— Start Data to use —
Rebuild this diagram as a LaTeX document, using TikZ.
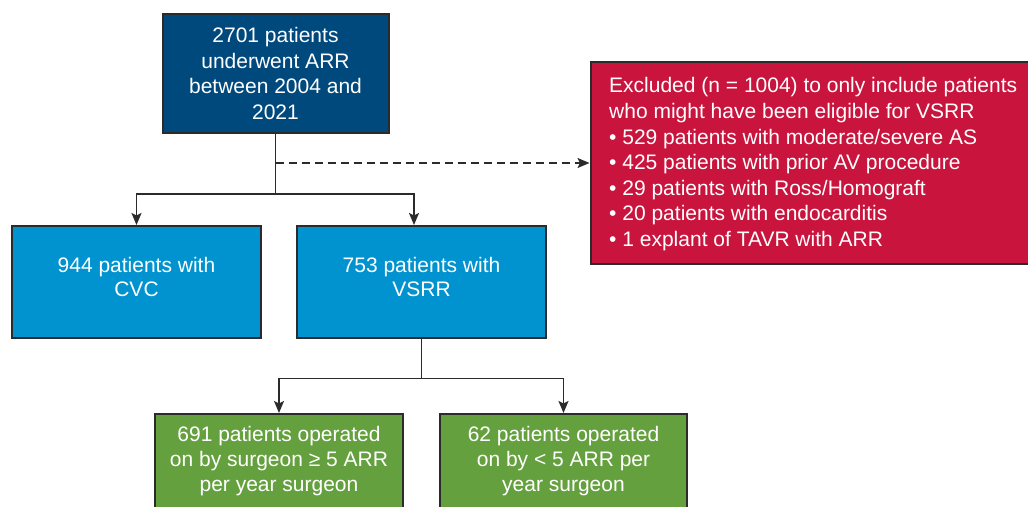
\documentclass[tikz,border=0pt]{standalone}
\usepackage{fontspec}
\setmainfont{Liberation Sans}
\usetikzlibrary{arrows.meta,calc}
\definecolor{topblue}{HTML}{00497D}
\definecolor{exred}{HTML}{C9143D}
\definecolor{midblue}{HTML}{0093CF}
\definecolor{grn}{HTML}{65A03F}
\definecolor{edge}{HTML}{2B2B2B}
\begin{document}
\begin{tikzpicture}[x=1pt,y=-1pt,
  box/.style={draw=edge, line width=2pt, inner sep=0pt},
  txt/.style={text=white, align=center, inner sep=0pt, font=\fontsize{21}{#1}\selectfont},
  txt/.default=25.7,
  conn/.style={draw=edge, line width=1.8pt},
  arr/.style={-{Stealth[length=12pt,width=10pt,inset=2.5pt]}},
  dashconn/.style={dash pattern=on 8pt off 5pt}]
\useasboundingbox (0,0) rectangle (1028,506);
\clip (0,0) rectangle (1028,506);
% boxes
\node[box, fill=topblue, minimum width=226, minimum height=119] (top) at (275.5,73.5) {};
\node[box, fill=exred, anchor=west, minimum width=470, minimum height=202.5] (excl) at (589.5,163) {};
\node[box, fill=midblue, minimum width=249, minimum height=112] (cvc) at (136.5,282) {};
\node[box, fill=midblue, minimum width=249, minimum height=112] (vsrr) at (421.5,282) {};
\node[box, fill=grn, minimum width=248, minimum height=100] (hi) at (279,464) {};
\node[box, fill=grn, minimum width=247, minimum height=100] (lo) at (563.5,464) {};
% texts
\node[txt] (topt) at (275.5,73.5) {2701 patients\\underwent ARR\\between 2004 and\\2021};
\node[txt=25.6, align=left, anchor=west] (exclt) at (609,164.35)
  {Excluded (n = 1004) to only include patients\\
   who might have been eligible for VSRR\\
   • 529 patients with moderate/severe AS\\
   • 425 patients with prior AV procedure\\
   • 29 patients with Ross/Homograft\\
   • 20 patients with endocarditis\\
   • 1 explant of TAVR with ARR};
\node[txt=24.5] (cvct) at (136.5,276.75) {944 patients with\\CVC};
\node[txt=24.5] (vsrrt) at (421.5,276.75) {753 patients with\\VSRR};
\node[txt=25] (hit) at (279,461.25) {691 patients operated\\on by surgeon ≥ 5 ARR\\per year surgeon};
\node[txt=25] (lot) at (563.5,461.25) {62 patients operated\\on by < 5 ARR per\\year surgeon};
% connectors
\draw[conn] (top.south) -- ++(0,60) coordinate (j1);
\draw[conn,arr] (j1) -| (cvc.north);
\draw[conn,arr] (j1) -| ([xshift=-7.5pt]vsrr.north);
\coordinate (j0) at (top.south |- excl.west);
\draw[conn,dashconn,arr] (j0) -- (excl.west);
\draw[conn] (vsrr.south) -- ++(0,39.5) coordinate (j2);
\draw[conn,arr] (j2) -| (hi.north);
\draw[conn,arr] (j2) -| (lo.north);
\end{tikzpicture}
\end{document}
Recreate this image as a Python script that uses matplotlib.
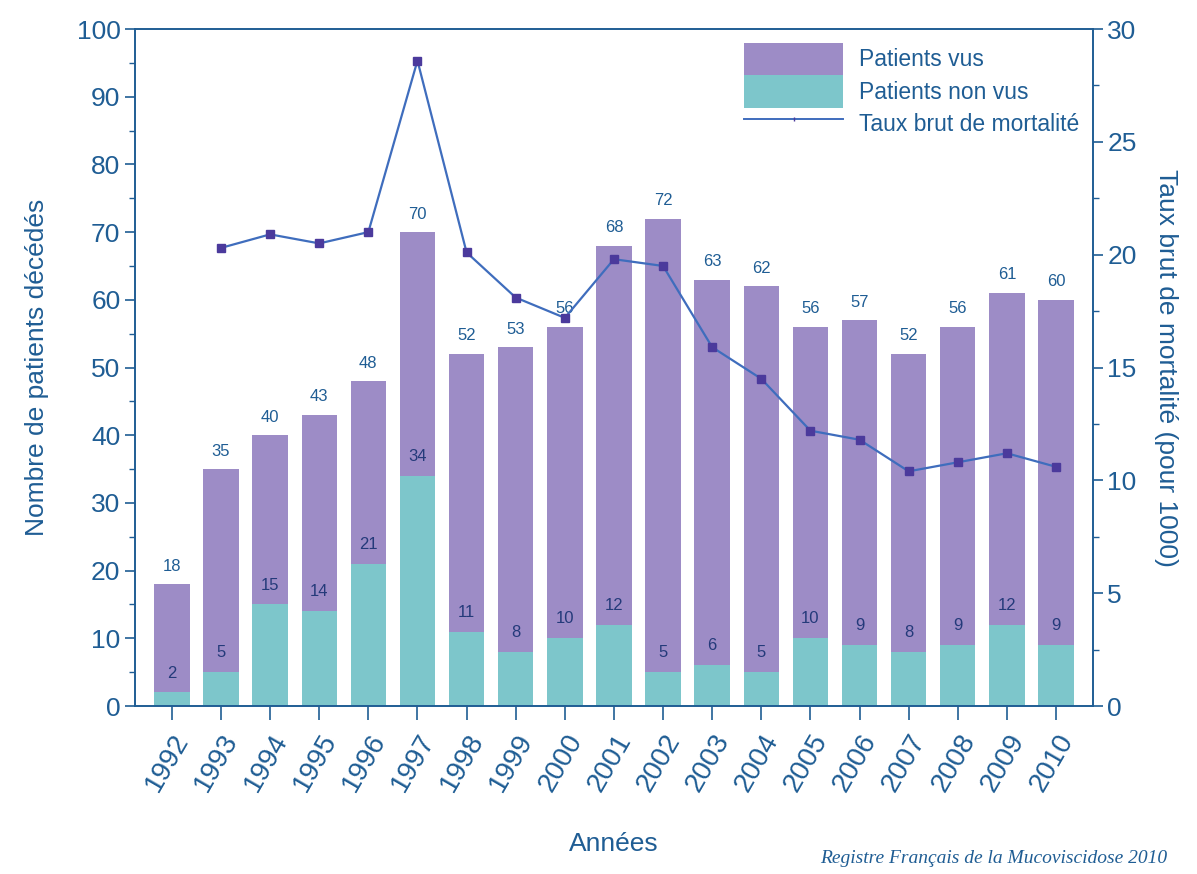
— End Data to use —
## [Your objective]
Repeat the lines above exactly, and keep every picture out.

## [Full response]
Rebuild this diagram as a LaTeX document, using TikZ.
\documentclass[tikz,border=0pt]{standalone}
\usepackage{fontspec}
\setmainfont{Liberation Sans}
\usetikzlibrary{arrows.meta,calc}
\definecolor{topblue}{HTML}{00497D}
\definecolor{exred}{HTML}{C9143D}
\definecolor{midblue}{HTML}{0093CF}
\definecolor{grn}{HTML}{65A03F}
\definecolor{edge}{HTML}{2B2B2B}
\begin{document}
\begin{tikzpicture}[x=1pt,y=-1pt,
  box/.style={draw=edge, line width=2pt, inner sep=0pt},
  txt/.style={text=white, align=center, inner sep=0pt, font=\fontsize{21}{#1}\selectfont},
  txt/.default=25.7,
  conn/.style={draw=edge, line width=1.8pt},
  arr/.style={-{Stealth[length=12pt,width=10pt,inset=2.5pt]}},
  dashconn/.style={dash pattern=on 8pt off 5pt}]
\useasboundingbox (0,0) rectangle (1028,506);
\clip (0,0) rectangle (1028,506);
% boxes
\node[box, fill=topblue, minimum width=226, minimum height=119] (top) at (275.5,73.5) {};
\node[box, fill=exred, anchor=west, minimum width=470, minimum height=202.5] (excl) at (589.5,163) {};
\node[box, fill=midblue, minimum width=249, minimum height=112] (cvc) at (136.5,282) {};
\node[box, fill=midblue, minimum width=249, minimum height=112] (vsrr) at (421.5,282) {};
\node[box, fill=grn, minimum width=248, minimum height=100] (hi) at (279,464) {};
\node[box, fill=grn, minimum width=247, minimum height=100] (lo) at (563.5,464) {};
% texts
\node[txt] (topt) at (275.5,73.5) {2701 patients\\underwent ARR\\between 2004 and\\2021};
\node[txt=25.6, align=left, anchor=west] (exclt) at (609,164.35)
  {Excluded (n = 1004) to only include patients\\
   who might have been eligible for VSRR\\
   • 529 patients with moderate/severe AS\\
   • 425 patients with prior AV procedure\\
   • 29 patients with Ross/Homograft\\
   • 20 patients with endocarditis\\
   • 1 explant of TAVR with ARR};
\node[txt=24.5] (cvct) at (136.5,276.75) {944 patients with\\CVC};
\node[txt=24.5] (vsrrt) at (421.5,276.75) {753 patients with\\VSRR};
\node[txt=25] (hit) at (279,461.25) {691 patients operated\\on by surgeon ≥ 5 ARR\\per year surgeon};
\node[txt=25] (lot) at (563.5,461.25) {62 patients operated\\on by < 5 ARR per\\year surgeon};
% connectors
\draw[conn] (top.south) -- ++(0,60) coordinate (j1);
\draw[conn,arr] (j1) -| (cvc.north);
\draw[conn,arr] (j1) -| ([xshift=-7.5pt]vsrr.north);
\coordinate (j0) at (top.south |- excl.west);
\draw[conn,dashconn,arr] (j0) -- (excl.west);
\draw[conn] (vsrr.south) -- ++(0,39.5) coordinate (j2);
\draw[conn,arr] (j2) -| (hi.north);
\draw[conn,arr] (j2) -| (lo.north);
\end{tikzpicture}
\end{document}
Recreate this image as a Python script that uses matplotlib.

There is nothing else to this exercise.